The term "Greek salad" is also used in North America, Australia, South Africa, and the United Kingdom to refer to a lettuce salad with Greek-inspired ingredients, dressed with oil and vinegar. Lettuce, tomatoes, feta, and olives are the most standard elements in an American-style "Greek salad", but cucumbers, peperoncini, bell peppers, onions, radishes, dolmades, anchovies/sardines and pickled hot peppers are common. In Detroit for example, a "Greek salad" also includes beets; and in Tampa Bay it often includes potato salad. Rather than simple olive oil and vinegar, as in a normal Greek lettuce salad, prepared dressings containing various herbs and seasonings are frequently employed. This style of "Greek salad" is rarely encountered in Greece except in the homes of American Greeks or restaurants that cater to tourists. In these countries, the true Greek salad, when encountered, may be called by the Greek term horiatiki or by such terms as "country salad", "peasant salad", or "village salad", to avoid confusion.

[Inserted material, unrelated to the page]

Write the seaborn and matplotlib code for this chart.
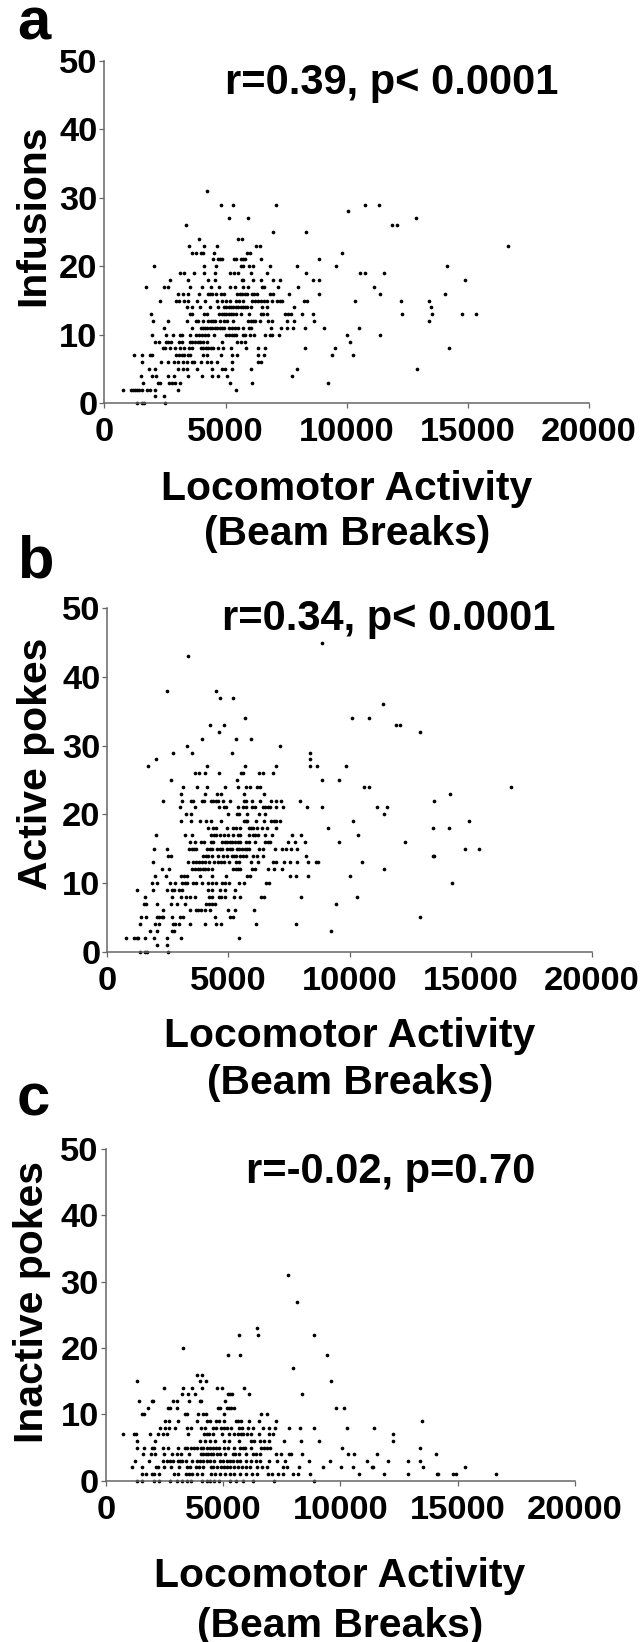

Greek salad of varying degrees of authenticity is also found in other European countries, e.g. Germany (where it is often called Bauernsalat), France (salade à la Grecque), Hungary (görög saláta), Spain (ensalada Griega) and Croatia, Serbia, Bosnia-Herzegovina, Macedonia, and Montenegro (grčka salata).

Various other salads have also been called "Greek" in the English language in the last century, including some with no apparent connection to Greek cuisine. A 1925 Australian newspaper described a Greek Salad of boiled squash dressed with sour milk; a 1934 American newspaper described a mayonnaise-dressed lettuce salad with shredded cabbage and carrots.